Henry Knox’s winter journey brought cannons through Western Massachusetts to save Boston

WESTFIELD, MA (WGGB/WSHM) -- In late 1775, Boston was under siege by British forces and the American colonists lacked the firepower to break the occupation. That’s when a 25-year-old bookseller named Henry Knox caught the attention of General George Washington and embarked on a mission that would change the course of the American Revolution.
Knox had joined the American Revolution earlier in 1775 and quickly impressed Washington, who sent him on a daring and dangerous mission: travel to the recently captured Fort Ticonderoga in upstate New York and haul 60 tons of formerly British cannons through 300 miles of wilderness in winter back to Boston. “So what’s happened is the battle of Lexington and Concord, Bunker Hill has happened, Boston, at the moment in 1775, is under siege. The British troops, the royal troops are inside Boston. George Washington and his army are surrounding Boston, but they can’t get in,” said Kanisorn Wongsrichanalai, chief historian at the Massachusetts Historical Society.
Knox began what became known as “The Noble Train of Artillery” in late 1775, spending eight weeks moving through the wilderness of New York and eventually Western Massachusetts. Teams of oxen and horses, along with hired men, pulled sleds of artillery across frozen rivers and rugged terrain over the mountains of the Berkshires.
Knox recorded his journey in a diary. One entry dated January 13, 1776, from Blandford, showed Knox contracting with Solomon Brown to carry a cannon weighing 24.5 pounds from Blandford to Westfield, a distance of 11 miles, for 18 shillings. “It’s a really remarkable, logistical feat and it demonstrates not just the will Knox has to accomplish this, but also the logistical and organizational skills that the Americans have. I mean, hey, the American Army is not much of an Army in 1775. It’s puny and it’s about to take on the most powerful military force on Earth,” Wongsrichanalai explained.
Downtown Westfield features one of 56 markers along the Knox Trail, placed in 1926 to celebrate the 150th anniversary of the journey. The marker reads in part: “Through this place passed General Henry Knox in the winter of 1775-1776.”

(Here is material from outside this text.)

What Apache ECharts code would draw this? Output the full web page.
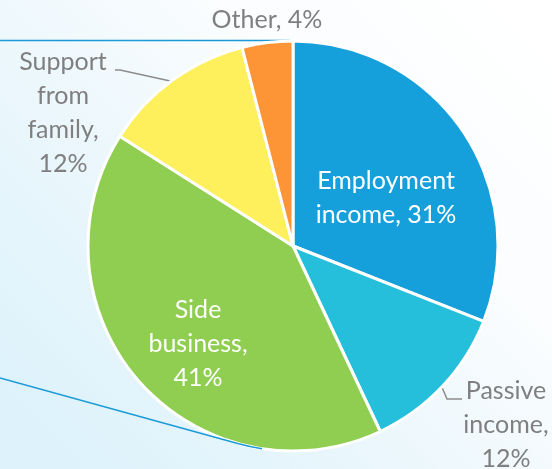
<!DOCTYPE html>
<html>
<head>
<meta charset="utf-8">
<script src="https://cdn.jsdelivr.net/npm/echarts@6/dist/echarts.min.js"></script>
<style>
  html, body { margin: 0; padding: 0; }
  #chart { width: 552px; height: 469px; }
</style>
</head>
<body>
<div id="chart"></div>
<script>
// Income sources, share of total (%)
const categories = ['Employment income', 'Passive income', 'Side business', 'Support from family', 'Other'];
const shares = [31, 12, 41, 12, 4];
// How each label is broken into lines before the percentage
const labelNames = ['Employment\nincome', 'Passive\nincome', 'Side\nbusiness', 'Support\nfrom\nfamily', 'Other'];
const labelSeparators = [', ', ',\n', ',\n', ',\n', ', '];
const sliceColors = ['#15a0db', '#25bfdc', '#8fce50', '#fef05c', '#fd9537'];

// Layout
const CX = 293, CY = 246, R = 205;
const insideLabel = [true, false, true, false, false];
// label block centres, relative to the pie centre
const labelAnchor = [[93, -48], [213, 179], [-95, 98], [-230, -133], [-26, -226]];
const FONT = 'Lato';

const chart = echarts.init(document.getElementById('chart'), null, { renderer: 'canvas' });

// angle (clockwise from 12 o'clock, degrees) of the middle of slice i
function midAngle(i) {
  const total = shares.reduce((a, b) => a + b, 0);
  let before = 0;
  for (let k = 0; k < i; k++) before += shares[k];
  return (before + shares[i] / 2) / total * 360;
}
function onCircle(deg, rad) {
  const a = deg * Math.PI / 180;
  return [CX + rad * Math.sin(a), CY - rad * Math.cos(a)];
}

const data = categories.map((name, i) => ({
  name,
  value: shares[i],
  itemStyle: { color: sliceColors[i] },
  label: {
    position: insideLabel[i] ? 'inside' : 'outside',
    color: insideLabel[i] ? '#ffffff' : '#7f7f7f',
    formatter: () => labelNames[i] + labelSeparators[i] + shares[i] + '%'
  },
  labelLine: { show: !insideLabel[i] && name !== 'Other' }
}));

// lower connector: from the left edge, tangent to the pie, then hugging its rim
const lowerStart = [0, 378];
const dx = lowerStart[0] - CX, dy = lowerStart[1] - CY;
const dist = Math.sqrt(dx * dx + dy * dy);
const tanAngle = Math.atan2(dy, dx) - Math.acos(R / dist);     // screen angle of tangent point
const tanPoint = [CX + R * Math.cos(tanAngle), CY + R * Math.sin(tanAngle)];
const rimEnd = (188.7 - 90) * Math.PI / 180;                    // where the connector stops

chart.setOption({
  backgroundColor: {
    type: 'linear', x: 1, y: 0, x2: 0.15, y2: 1,
    colorStops: [
      { offset: 0, color: '#ffffff' },
      { offset: 0.35, color: '#fbfdfe' },
      { offset: 0.7, color: '#e9f6fc' },
      { offset: 1, color: '#ddf2fb' }
    ]
  },
  animation: false,
  graphic: [
    {
      type: 'line', z: 0,
      shape: { x1: 0, y1: CY - R - 0.5, x2: CX - 3, y2: CY - R - 0.5 },
      style: { stroke: '#1a9ad6', lineWidth: 1.5 }
    },
    {
      type: 'line', z: 100,
      shape: { x1: lowerStart[0], y1: lowerStart[1], x2: tanPoint[0], y2: tanPoint[1] },
      style: { stroke: '#1a9ad6', lineWidth: 1.5 }
    },
    {
      type: 'arc', z: 100,
      shape: { cx: CX, cy: CY, r: R, startAngle: rimEnd, endAngle: tanAngle, clockwise: true },
      style: { stroke: '#1a9ad6', lineWidth: 1.5, fill: null }
    }
  ],
  series: [{
    type: 'pie',
    z: 5,
    center: [CX, CY],
    radius: R,
    startAngle: 90,
    clockwise: true,
    avoidLabelOverlap: false,
    itemStyle: { borderColor: '#ffffff', borderWidth: 3 },
    label: {
      fontFamily: FONT,
      fontSize: 25,
      lineHeight: 34,
      align: 'center'
    },
    labelLine: {
      lineStyle: { color: '#8c8c8c', width: 1.5 }
    },
    labelLayout: (params) => {
      const i = params.dataIndex;
      const x = CX + labelAnchor[i][0];
      const y = CY + labelAnchor[i][1];
      const out = { x, y, align: 'center', verticalAlign: 'middle' };
      if (!insideLabel[i]) {
        const start = onCircle(midAngle(i), R - 2);
        if (i === 3) {
          // leader runs to the end of the first text line
          const tx = x + 52, ty = y - 43;
          out.labelLinePoints = [start, [tx + 5, ty], [tx, ty]];
        } else if (i === 1) {
          const tx = x - 44, ty = y - 26;
          out.labelLinePoints = [start, [tx - 15, ty], [tx, ty]];
        }
      }
      return out;
    },
    data
  }]
});
</script>
</body>
</html>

By late January 1776, Knox and his cannons reached the outskirts of Boston. The artillery was placed on the high ground of Dorchester Heights, making the British position untenable and leading to their evacuation. “If we think just about Knox rescuing his town and all the people along the way who are also trying to rescue their colony – their state – and their new nation that’s coming together, this is a critical moment. It demonstrates skill, it demonstrates the ability for the American forces to be a threat to British forces, and it liberated Boston. It liberated New England for the rest of the war more or less,” Wongsrichanalai noted.
Knox remained friends with Washington throughout his life, serving in his cabinet as the nation’s first Secretary of War. He also remembered his time in Western Massachusetts, choosing Springfield as the site of the nation’s first armory.